**REQUEST:** Collect each line containing "this".
[start DATASET]
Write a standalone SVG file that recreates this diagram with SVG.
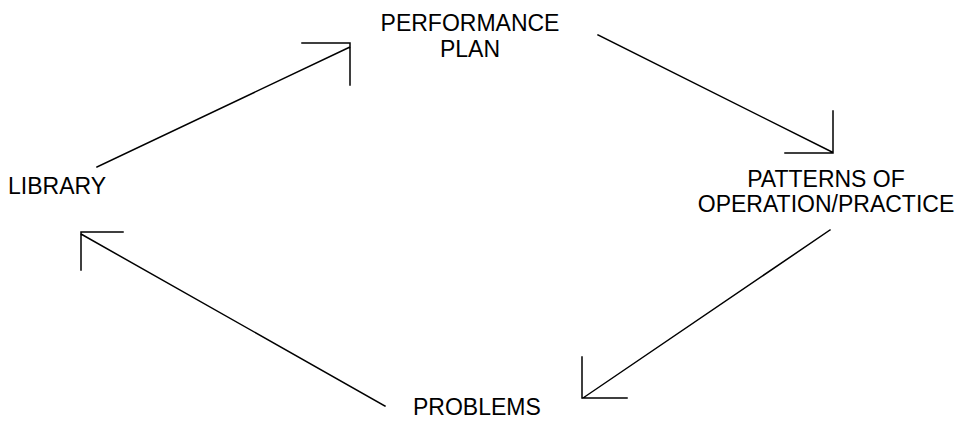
<svg xmlns="http://www.w3.org/2000/svg" width="964" height="421" viewBox="0 0 964 421">
<style>
.t{font-family:"Liberation Sans",Arial,sans-serif;font-size:23px;fill:#000}
.c{stroke:#000;stroke-width:1.5;fill:none;stroke-linecap:square}
</style>
<rect width="964" height="421" fill="#fff"/>
<g id="node-performance-plan">
<text class="t" x="470" y="31" text-anchor="middle">PERFORMANCE</text>
<text class="t" x="470" y="57" text-anchor="middle">PLAN</text>
</g>
<g id="node-patterns">
<text class="t" x="826" y="187" text-anchor="middle">PATTERNS OF</text>
<text class="t" x="826" y="212" text-anchor="middle">OPERATION/PRACTICE</text>
</g>
<g id="node-problems">
<text class="t" x="413" y="415">PROBLEMS</text>
</g>
<g id="node-library">
<text class="t" x="8" y="194">LIBRARY</text>
</g>
<g id="connectors">
<path class="c" d="M97,167 L350,47 M302,43 L350,43 L350,85"/>
<path class="c" d="M598,35 L832,152 M785,153 L833,153 L833,111"/>
<path class="c" d="M830,230 L583,398 M627,398 L582,398 L582,357"/>
<path class="c" d="M385,406 L81,234 M123,232 L81,232 L81,270"/>
</g>
</svg>
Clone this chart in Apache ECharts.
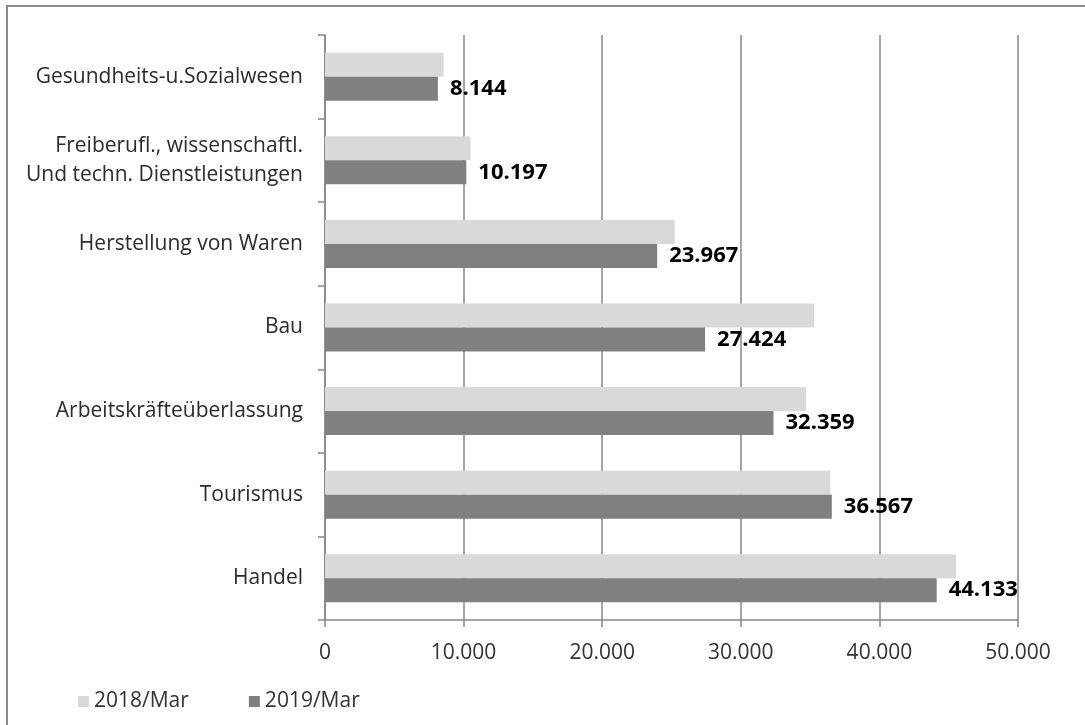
<!DOCTYPE html>
<html>
<head>
<meta charset="utf-8">
<script src="https://cdn.jsdelivr.net/npm/echarts@6/dist/echarts.min.js"></script>
<style>
  html, body { margin: 0; padding: 0; background: #ffffff; }
  #chart { width: 1085px; height: 725px; }
</style>
</head>
<body>
<div id="chart"></div>
<script>
// Sectors, listed from top to bottom
const categories = [
  'Gesundheits-u.Sozialwesen',
  'Freiberufl., wissenschaftl.\nUnd techn. Dienstleistungen',
  'Herstellung von Waren',
  'Bau',
  'Arbeitskräfteüberlassung',
  'Tourismus',
  'Handel'
];
const seriesNames = ['2018/Mar', '2019/Mar'];
const values2018 = [8550, 10500, 25230, 35300, 34700, 36460, 45530];
const values2019 = [8144, 10197, 23967, 27424, 32359, 36567, 44133];
const xTicks = { min: 0, max: 50000, interval: 10000 };

const FONT = '"Open Sans", "Noto Sans", sans-serif';
const GRID_COLOR = '#878787';

// German thousands separator: 44133 -> 44.133
function fmt(v) {
  return String(Math.round(v)).replace(/\B(?=(\d{3})+(?!\d))/g, '.');
}

const chart = echarts.init(document.getElementById('chart'), null, { renderer: 'canvas' });

chart.setOption({
  animation: false,
  backgroundColor: '#ffffff',
  textStyle: { fontFamily: FONT },
  graphic: [{
    type: 'rect',
    silent: true,
    shape: { x: 7, y: 6, width: 1200, height: 1000 },
    style: { fill: null, stroke: '#8a8a8a', lineWidth: 2 }
  }],
  grid: { left: 325, right: 67, top: 35, bottom: 105, containLabel: false },
  legend: {
    data: seriesNames,
    left: 73,
    top: 686,
    itemWidth: 11,
    itemHeight: 11,
    itemGap: 60,
    icon: 'rect',
    textStyle: { fontFamily: FONT, fontSize: 21, color: '#333333' }
  },
  xAxis: {
    type: 'value',
    min: xTicks.min,
    max: xTicks.max,
    interval: xTicks.interval,
    axisLine: { show: true, lineStyle: { color: GRID_COLOR, width: 1.5 } },
    axisTick: { show: true, length: 7, lineStyle: { color: GRID_COLOR, width: 1.5 } },
    splitLine: { show: true, lineStyle: { color: GRID_COLOR, width: 1.5 } },
    axisLabel: {
      margin: 23,
      fontFamily: FONT,
      fontSize: 21,
      color: '#333333',
      formatter: fmt
    }
  },
  yAxis: {
    type: 'category',
    inverse: true,
    data: categories,
    axisLine: { show: true, lineStyle: { color: GRID_COLOR, width: 1.5 } },
    axisTick: { show: true, length: 7, lineStyle: { color: GRID_COLOR, width: 1.5 } },
    axisLabel: {
      margin: 22,
      fontFamily: FONT,
      fontSize: 21,
      lineHeight: 29,
      color: '#2b2b2b',
      align: 'right'
    }
  },
  series: [
    {
      name: seriesNames[0],
      type: 'bar',
      data: values2018,
      barWidth: 24,
      barGap: '0%',
      itemStyle: { color: '#d9d9d9' }
    },
    {
      name: seriesNames[1],
      type: 'bar',
      data: values2019,
      barWidth: 24,
      barGap: '0%',
      itemStyle: { color: '#808080' },
      label: {
        show: true,
        position: 'right',
        distance: 12,
        fontFamily: FONT,
        fontSize: 22,
        fontWeight: 'bold',
        color: '#000000',
        formatter: p => fmt(p.value)
      }
    }
  ]
});
</script>
</body>
</html>
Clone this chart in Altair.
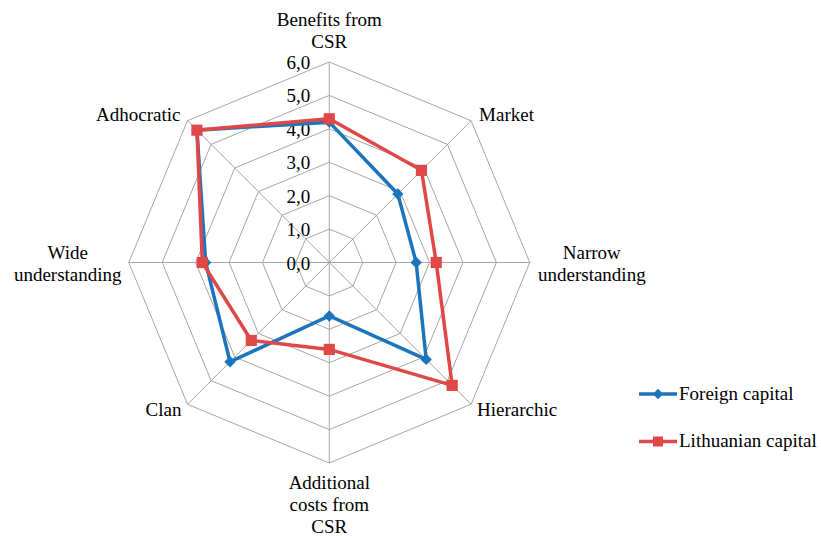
import altair as alt
import pandas as pd

# ---------------- data ----------------
categories = ["Benefits from CSR", "Market", "Narrow understanding", "Hierarchic",
              "Additional costs from CSR", "Clan", "Wide understanding", "Adhocratic"]
label_text = ["Benefits from\nCSR", "Market", "Narrow\nunderstanding", "Hierarchic",
              "Additional\ncosts from\nCSR", "Clan", "Wide\nunderstanding", "Adhocratic"]
series_names = ["Foreign capital", "Lithuanian capital"]
foreign = [4.2, 2.9, 2.6, 4.1, 1.6, 4.2, 3.7, 5.6]
lithuanian = [4.3, 3.9, 3.2, 5.2, 2.6, 3.3, 3.8, 5.6]
tick_values = [0, 1, 2, 3, 4, 5, 6]
tick_labels = ["0,0", "1,0", "2,0", "3,0", "4,0", "5,0", "6,0"]

colors = ["#1C75BC", "#E04848"]
FONT = "Liberation Serif"
FS = 19
N = len(categories)
RMAX = tick_values[-1]

# ---------------- tables ----------------
rows = []
for s, vals in zip(series_names, [foreign, lithuanian]):
    for i in range(N + 1):
        rows.append({"series": s, "idx": i, "category": categories[i % N], "value": vals[i % N]})
series_df = pd.DataFrame(rows)

grid_df = pd.DataFrame([{"level": lv, "idx": i, "value": lv}
                        for lv in tick_values[1:] for i in range(N + 1)])
spoke_df = pd.DataFrame({"idx": list(range(N)), "value": [RMAX] * N})
tick_df = pd.DataFrame({"value": tick_values, "label": tick_labels})
label_df = pd.DataFrame({"idx": list(range(N)), "category": categories,
                         "text": label_text, "value": [RMAX] * N})

xs = alt.Scale(domain=[-9.853, 14.713], nice=False, zero=False)
ys = alt.Scale(domain=[-8.184, 7.855], nice=False, zero=False)


def polar(ch):
    return ch.transform_calculate(
        ang="datum.idx * PI / 4",
    ).transform_calculate(
        px="datum.value * sin(datum.ang)",
        py="datum.value * cos(datum.ang)",
    )


def X(f="px"):
    return alt.X(f"{f}:Q", scale=xs, axis=None)


def Y(f="py"):
    return alt.Y(f"{f}:Q", scale=ys, axis=None)


GRID = "#A6A6A6"

grid = polar(alt.Chart(grid_df)).mark_line(color=GRID, strokeWidth=1).encode(
    x=X(), y=Y(), detail="level:N", order="idx:Q")

spokes = polar(alt.Chart(spoke_df)).transform_calculate(zero="0").mark_rule(
    color=GRID, strokeWidth=1).encode(
    x=alt.X("zero:Q", scale=xs, axis=None), y=alt.Y("zero:Q", scale=ys, axis=None),
    x2="px:Q", y2="py:Q")

ticks = alt.Chart(tick_df).transform_calculate(zero="0").mark_text(
    font=FONT, fontSize=FS, align="right", baseline="middle", dx=-19, dy=1, color="black"
).encode(x=alt.X("zero:Q", scale=xs, axis=None), y=alt.Y("value:Q", scale=ys, axis=None),
         text="label:N")

layers = [grid, spokes, ticks]
for s, col, shp, sz in zip(series_names, colors, ["diamond", "square"], [130, 125]):
    base = polar(alt.Chart(series_df)).transform_filter(alt.datum.series == s)
    line = base.mark_line(strokeWidth=3.5, color=col).encode(
        x=X(), y=Y(), order="idx:Q")
    pts = base.transform_filter("datum.idx < 8").mark_point(
        filled=True, shape=shp, size=sz, opacity=1, color=col).encode(x=X(), y=Y())
    layers += [line, pts]

# category labels (dy places the first line; following lines go below)
label_style = [
    dict(align="center", dx=0, dy=-42),
    dict(align="left", dx=8, dy=-6),
    dict(align="center", dx=62, dy=-10),
    dict(align="left", dx=6, dy=6),
    dict(align="center", dx=0, dy=20),
    dict(align="right", dx=-6, dy=6),
    dict(align="center", dx=-61, dy=-10),
    dict(align="right", dx=-7, dy=-6),
]
for i, st in enumerate(label_style):
    lab = polar(alt.Chart(label_df)).transform_filter(alt.datum.idx == i).mark_text(
        font=FONT, fontSize=FS, baseline="middle", lineBreak="\n", lineHeight=22,
        color="black", **st).encode(x=X(), y=Y(), text="text:N")
    layers.append(lab)

# legend (line + marker symbols); the legend layer's own marks have size 0
leg_paths = ["M-1,0H1M0,-0.14L0.14,0L0,0.14L-0.14,0Z",
             "M-1,0H1M-0.17,-0.17H0.17V0.17H-0.17Z"]
leg_common = dict(orient="none", legendX=637, legendY=373, padding=0, title=None,
                  labelFont=FONT, labelFontSize=FS, labelColor="black", rowPadding=16.4,
                  labelOffset=0, symbolStrokeWidth=3.5, symbolSize=1444, labelLimit=400,
                  symbolOpacity=1)
legend_layer = polar(alt.Chart(series_df)).transform_filter("datum.idx == 0").mark_point(
    filled=True, size=0, opacity=1).encode(
    x=X(), y=Y(),
    fill=alt.Fill("series:N", scale=alt.Scale(domain=series_names, range=colors),
                  legend=alt.Legend(**leg_common)),
    stroke=alt.Stroke("series:N", scale=alt.Scale(domain=series_names, range=colors),
                      legend=alt.Legend(**leg_common)),
    shape=alt.Shape("series:N", scale=alt.Scale(domain=series_names, range=leg_paths),
                    legend=alt.Legend(**leg_common)),
)
layers.append(legend_layer)

chart = alt.layer(*layers).properties(
    width=821, height=536, autosize=alt.AutoSizeParams(type="none"), padding=0,
    background="white",
).configure_view(stroke=None)

chart.save("out.html", embed_options={"renderer": "svg", "actions": False})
[end DATASET]
**FULL RESPONSE:**
Write a standalone SVG file that recreates this diagram with SVG.
Clone this chart in Apache ECharts.
Clone this chart in Altair.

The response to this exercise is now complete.